A partner who specialised in immigration and asylum law has been struck off the roll after he admitted misleading his client and an MP about submissions to the Home Office in relation to an asylum claim. 

Solicitors Disciplinary Tribunal

Source: Michael Cross

James Martin Taylor, a non-practising solicitor admitted in March 2009, was one of two partners at Collingwood Immigration Services LLP. Taylor, based in the firm’s Gateshead office, admitted sending emails to the client and a case worker for the client's MP, which he knew or ought to have known were misleading about the date of his submissions. 

He also admitted misleading the firm's compliance officer for legal practice and the Home Office.

In an agreed outcome judgment, the Solicitors Disciplinary Tribunal said it was ‘satisfied on the balance of probabilities’ that Taylor’s admissions were ‘properly made’.

The SDT said: ‘[Taylor] failed in his duty to inform his client about his failure to make further submissions to the Home Office and maintained this deceit for over a year. He also made untrue representations to his client’s MP, to the Home Office and to the COLP of the firm.

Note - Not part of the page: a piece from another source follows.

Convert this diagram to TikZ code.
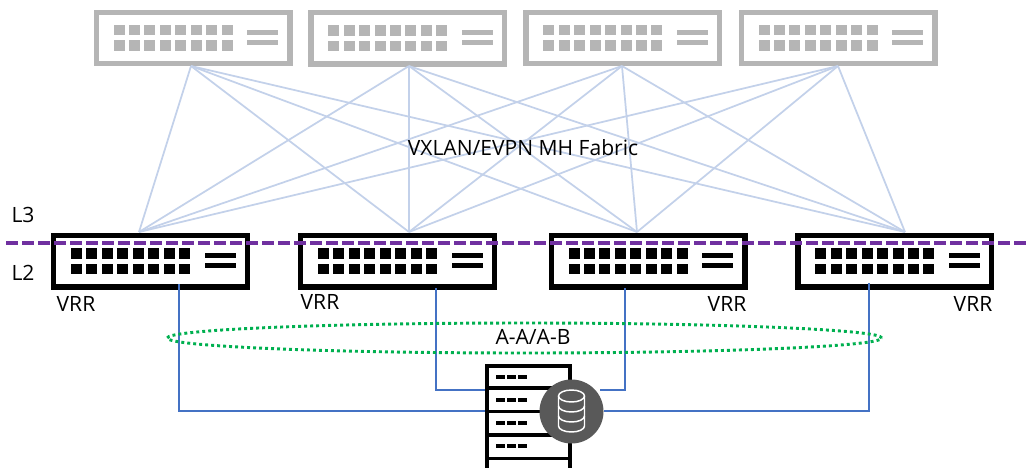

He continued to deny the truth when under investigation.

‘The respondent was an experienced solicitor who accepted that he had failed to act with integrity and had acted dishonestly by deliberately misleading his client, other members of the profession, the Home Office and a member of parliament, and thereby causing harm.’

It added that Taylor’s ‘serious misconduct’ was ‘aggravated by being sustained over a period of time’ and striking him off the roll was the ‘only appropriate and proportionate sanction to maintain the reputation of the profession and protect the public’.

Taylor was also ordered to pay £6,000 costs.